Monday, April 27, 2015

A Girl Like That To Be Released In May, 2015

What would you do if you were thirty-seven, good-looking, and single with no family ties and a bad girl rep that you can’t live down? That’s exactly the situation Elle McLarin finds herself in as my new novel, A Girl Like That (112,000 words) opens. Mean girl Elle McLarin desperately needs to reinvent herself. Growing up with her grandparents in their small North Carolina mountain community after her teenage mother, who named her for a fashion magazine, ditched the idea of motherhood and disappeared, Elle found her upbringing to be tougher than most. Add to that a near-tragic mistake—drugging high school hunk Kyle Davis at a party, which landed her in prison for a year—and Elle has long since paid her debt to society. Nineteen years after being dubbed Badass Barbie in high school, and with her grandparents now passed away and her illegitimate son joining the Army, Elle is ready to pull up her bootstraps—and her roots—and go where no one will know her, or what she did.

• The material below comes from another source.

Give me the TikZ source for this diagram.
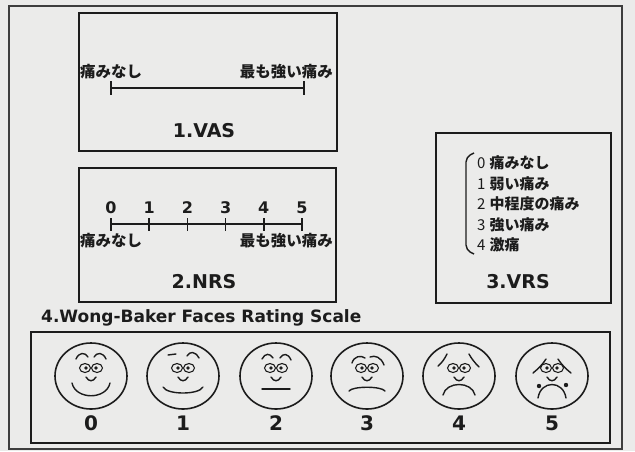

In coastal Wilmington, Elle opens a bakery called Bake My Day with the proceeds from selling her grandmother’s cabin. Bent on turning her life around, she is constantly driven by her comical Good Elle/Bad Elle inner dialogue. But Elle’s budding relationships with a handful of eclectic and unlikely new friends help her to move outside of her head to grow the possibilities that surround her if she can prune away her transgressions. Nate, an unexpected white-hot neighbor and fishing show producer appears with just the kind of naughty smile Elle likes, reminding her too vividly of the past she’s left behind. Then, right when her new life begins to take root, and love could be a tenuous possibility for Elle, a remarkable event brings Elle into the limelight, causing a jealous bystander to uncover her sordid past, threatening to expose her and drag her under once more. But has this woman met her match? Sometimes, in situations like this, Bad Elle is needed and it’s a good thing she hasn’t gone far!

Told in the first person, readers will get to hear Elle’s side of the story that began in the pages of my first novel, The One. Elle makes cameo appearances in the next two books of the series, though A Girl Like That is a stand-alone novel. If you are meeting Elle for the first time, you may hate her initially, and possibly grow to love her, but it is quite likely that you will not forget her!

Tuesday, April 7, 2015

New Review of Breaking Out Is In


BREAKING OUT

Mary Flinn
Mary Flinn (2014)
ISBN 9780990719700
Reviewed by Nicollette Violante for Reader Views (01/15)


“Breaking Out” by Mary Flinn details the life of Dr. Susannah Brody, a twice remarried, divorcee and widow. She is the best dermatologist in the little border town of Magnolia in South Carolina, and she finds herself completely alone. Her first husband, Kent, cheated on her during their marriage and now he is dating her sister, and her second husband, the love of her life, passed away a few years before the events of the novel. Susannah’s only son, Myers, is about to go to college and Susannah feels helpless, and her life empty and without a purpose. Suddenly, a month before Myers starts college, Susannah’s friend’s daughter goes missing and she is suddenly thrown into the investigation with the attractive and fit detective Chase. Susannah gets the feeling that Myers might be hiding something and wrestles with her feelings of loneliness, grief, and now romantic interest for Chase as she attempts to live her life “day by day.

“Breaking Out” is narrated from Susannah’s point of view and she is an incredibly likeable protagonist. All of Flinn’s characters are easy to empathize with, are realistic and whole, neither completely good nor completely bad. All of the characters (minus one) grow and develop throughout the course of the novel. Flinn is an excellent writer with grammar, prose, and description; I really felt like I was there in the quaint town of Magnolia, meeting and interacting with all of the people. Flinn also has excellent pacing, nothing excessively dramatic and not dropping bombs one after the other, nor unnecessarily twisting the plot where it does not need to be twisted.

I highly recommend “Breaking Out” by Mary Flinn to anyone who identifies with grief and loneliness, the romantic novel enthusiast, and anyone who needs inspiration in “breaking out” on their own and living a life full of happiness.